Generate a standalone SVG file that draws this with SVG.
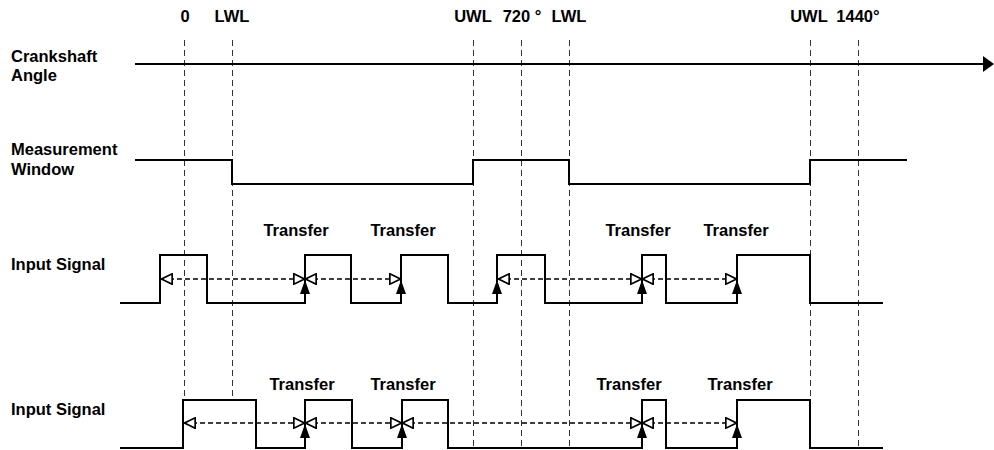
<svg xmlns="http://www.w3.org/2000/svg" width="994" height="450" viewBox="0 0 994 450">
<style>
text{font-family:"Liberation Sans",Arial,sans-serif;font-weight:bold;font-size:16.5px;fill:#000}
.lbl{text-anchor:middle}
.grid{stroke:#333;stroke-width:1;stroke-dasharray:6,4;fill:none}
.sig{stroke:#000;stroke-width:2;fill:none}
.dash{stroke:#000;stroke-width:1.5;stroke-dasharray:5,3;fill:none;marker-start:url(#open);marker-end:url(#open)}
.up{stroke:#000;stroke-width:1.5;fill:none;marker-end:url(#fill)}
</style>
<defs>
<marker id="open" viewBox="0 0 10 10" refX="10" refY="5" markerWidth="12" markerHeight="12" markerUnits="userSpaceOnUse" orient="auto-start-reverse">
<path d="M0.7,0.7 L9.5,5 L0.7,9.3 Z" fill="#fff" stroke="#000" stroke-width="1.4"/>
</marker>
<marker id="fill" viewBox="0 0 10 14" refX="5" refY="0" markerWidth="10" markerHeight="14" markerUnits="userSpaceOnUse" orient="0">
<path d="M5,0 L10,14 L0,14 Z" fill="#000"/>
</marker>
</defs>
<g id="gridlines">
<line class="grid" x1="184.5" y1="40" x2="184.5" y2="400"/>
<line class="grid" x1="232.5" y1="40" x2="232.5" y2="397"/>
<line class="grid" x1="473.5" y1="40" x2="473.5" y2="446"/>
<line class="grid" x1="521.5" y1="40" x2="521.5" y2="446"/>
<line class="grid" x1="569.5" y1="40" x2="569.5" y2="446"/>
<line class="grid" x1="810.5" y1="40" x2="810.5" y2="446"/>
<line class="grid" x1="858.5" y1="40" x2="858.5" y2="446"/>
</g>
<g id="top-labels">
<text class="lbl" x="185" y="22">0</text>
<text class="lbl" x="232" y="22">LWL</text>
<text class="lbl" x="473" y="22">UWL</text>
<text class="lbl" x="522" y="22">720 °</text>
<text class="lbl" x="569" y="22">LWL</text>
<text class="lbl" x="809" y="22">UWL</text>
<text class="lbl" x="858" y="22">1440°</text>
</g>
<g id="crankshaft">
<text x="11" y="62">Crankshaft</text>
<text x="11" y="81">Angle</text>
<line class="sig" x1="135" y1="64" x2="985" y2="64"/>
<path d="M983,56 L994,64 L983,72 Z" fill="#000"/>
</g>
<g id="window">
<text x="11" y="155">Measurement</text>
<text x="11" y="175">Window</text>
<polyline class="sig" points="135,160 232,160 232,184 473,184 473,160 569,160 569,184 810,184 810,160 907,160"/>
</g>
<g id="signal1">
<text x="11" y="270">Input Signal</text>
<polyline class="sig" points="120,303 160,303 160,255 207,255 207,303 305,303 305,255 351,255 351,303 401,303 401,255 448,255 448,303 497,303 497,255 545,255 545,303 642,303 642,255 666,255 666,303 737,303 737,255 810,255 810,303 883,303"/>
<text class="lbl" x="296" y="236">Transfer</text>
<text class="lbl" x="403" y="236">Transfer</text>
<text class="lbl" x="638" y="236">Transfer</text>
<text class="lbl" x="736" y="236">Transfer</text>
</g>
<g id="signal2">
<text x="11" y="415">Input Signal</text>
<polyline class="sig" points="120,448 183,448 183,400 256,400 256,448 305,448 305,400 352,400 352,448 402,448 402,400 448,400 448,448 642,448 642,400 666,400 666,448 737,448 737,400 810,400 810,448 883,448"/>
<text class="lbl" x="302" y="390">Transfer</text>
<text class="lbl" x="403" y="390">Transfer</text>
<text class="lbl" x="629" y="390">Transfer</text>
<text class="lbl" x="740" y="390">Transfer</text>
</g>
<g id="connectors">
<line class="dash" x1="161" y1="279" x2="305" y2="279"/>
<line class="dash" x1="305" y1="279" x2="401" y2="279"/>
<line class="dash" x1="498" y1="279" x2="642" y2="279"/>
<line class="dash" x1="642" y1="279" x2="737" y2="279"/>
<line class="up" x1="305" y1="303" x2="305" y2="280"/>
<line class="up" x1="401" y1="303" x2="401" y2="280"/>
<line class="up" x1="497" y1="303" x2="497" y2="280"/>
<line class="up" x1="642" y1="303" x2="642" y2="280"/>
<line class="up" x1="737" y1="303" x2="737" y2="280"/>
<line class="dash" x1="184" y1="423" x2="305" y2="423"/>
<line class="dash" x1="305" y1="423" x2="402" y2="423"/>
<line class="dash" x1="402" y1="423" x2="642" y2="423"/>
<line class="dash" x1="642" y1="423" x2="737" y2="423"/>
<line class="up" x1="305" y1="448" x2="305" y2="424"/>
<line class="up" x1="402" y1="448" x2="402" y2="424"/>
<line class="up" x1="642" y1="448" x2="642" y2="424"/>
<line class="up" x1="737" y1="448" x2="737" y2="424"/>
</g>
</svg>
○ ○ ○ ○ ○ ○ ○
WHAT THE TASK REQUIRES
Reproduce the whole listing above word for word, but not its pictures.

SOLUTION
Generate a standalone SVG file that draws this with SVG.
<svg xmlns="http://www.w3.org/2000/svg" width="994" height="450" viewBox="0 0 994 450">
<style>
text{font-family:"Liberation Sans",Arial,sans-serif;font-weight:bold;font-size:16.5px;fill:#000}
.lbl{text-anchor:middle}
.grid{stroke:#333;stroke-width:1;stroke-dasharray:6,4;fill:none}
.sig{stroke:#000;stroke-width:2;fill:none}
.dash{stroke:#000;stroke-width:1.5;stroke-dasharray:5,3;fill:none;marker-start:url(#open);marker-end:url(#open)}
.up{stroke:#000;stroke-width:1.5;fill:none;marker-end:url(#fill)}
</style>
<defs>
<marker id="open" viewBox="0 0 10 10" refX="10" refY="5" markerWidth="12" markerHeight="12" markerUnits="userSpaceOnUse" orient="auto-start-reverse">
<path d="M0.7,0.7 L9.5,5 L0.7,9.3 Z" fill="#fff" stroke="#000" stroke-width="1.4"/>
</marker>
<marker id="fill" viewBox="0 0 10 14" refX="5" refY="0" markerWidth="10" markerHeight="14" markerUnits="userSpaceOnUse" orient="0">
<path d="M5,0 L10,14 L0,14 Z" fill="#000"/>
</marker>
</defs>
<g id="gridlines">
<line class="grid" x1="184.5" y1="40" x2="184.5" y2="400"/>
<line class="grid" x1="232.5" y1="40" x2="232.5" y2="397"/>
<line class="grid" x1="473.5" y1="40" x2="473.5" y2="446"/>
<line class="grid" x1="521.5" y1="40" x2="521.5" y2="446"/>
<line class="grid" x1="569.5" y1="40" x2="569.5" y2="446"/>
<line class="grid" x1="810.5" y1="40" x2="810.5" y2="446"/>
<line class="grid" x1="858.5" y1="40" x2="858.5" y2="446"/>
</g>
<g id="top-labels">
<text class="lbl" x="185" y="22">0</text>
<text class="lbl" x="232" y="22">LWL</text>
<text class="lbl" x="473" y="22">UWL</text>
<text class="lbl" x="522" y="22">720 °</text>
<text class="lbl" x="569" y="22">LWL</text>
<text class="lbl" x="809" y="22">UWL</text>
<text class="lbl" x="858" y="22">1440°</text>
</g>
<g id="crankshaft">
<text x="11" y="62">Crankshaft</text>
<text x="11" y="81">Angle</text>
<line class="sig" x1="135" y1="64" x2="985" y2="64"/>
<path d="M983,56 L994,64 L983,72 Z" fill="#000"/>
</g>
<g id="window">
<text x="11" y="155">Measurement</text>
<text x="11" y="175">Window</text>
<polyline class="sig" points="135,160 232,160 232,184 473,184 473,160 569,160 569,184 810,184 810,160 907,160"/>
</g>
<g id="signal1">
<text x="11" y="270">Input Signal</text>
<polyline class="sig" points="120,303 160,303 160,255 207,255 207,303 305,303 305,255 351,255 351,303 401,303 401,255 448,255 448,303 497,303 497,255 545,255 545,303 642,303 642,255 666,255 666,303 737,303 737,255 810,255 810,303 883,303"/>
<text class="lbl" x="296" y="236">Transfer</text>
<text class="lbl" x="403" y="236">Transfer</text>
<text class="lbl" x="638" y="236">Transfer</text>
<text class="lbl" x="736" y="236">Transfer</text>
</g>
<g id="signal2">
<text x="11" y="415">Input Signal</text>
<polyline class="sig" points="120,448 183,448 183,400 256,400 256,448 305,448 305,400 352,400 352,448 402,448 402,400 448,400 448,448 642,448 642,400 666,400 666,448 737,448 737,400 810,400 810,448 883,448"/>
<text class="lbl" x="302" y="390">Transfer</text>
<text class="lbl" x="403" y="390">Transfer</text>
<text class="lbl" x="629" y="390">Transfer</text>
<text class="lbl" x="740" y="390">Transfer</text>
</g>
<g id="connectors">
<line class="dash" x1="161" y1="279" x2="305" y2="279"/>
<line class="dash" x1="305" y1="279" x2="401" y2="279"/>
<line class="dash" x1="498" y1="279" x2="642" y2="279"/>
<line class="dash" x1="642" y1="279" x2="737" y2="279"/>
<line class="up" x1="305" y1="303" x2="305" y2="280"/>
<line class="up" x1="401" y1="303" x2="401" y2="280"/>
<line class="up" x1="497" y1="303" x2="497" y2="280"/>
<line class="up" x1="642" y1="303" x2="642" y2="280"/>
<line class="up" x1="737" y1="303" x2="737" y2="280"/>
<line class="dash" x1="184" y1="423" x2="305" y2="423"/>
<line class="dash" x1="305" y1="423" x2="402" y2="423"/>
<line class="dash" x1="402" y1="423" x2="642" y2="423"/>
<line class="dash" x1="642" y1="423" x2="737" y2="423"/>
<line class="up" x1="305" y1="448" x2="305" y2="424"/>
<line class="up" x1="402" y1="448" x2="402" y2="424"/>
<line class="up" x1="642" y1="448" x2="642" y2="424"/>
<line class="up" x1="737" y1="448" x2="737" y2="424"/>
</g>
</svg>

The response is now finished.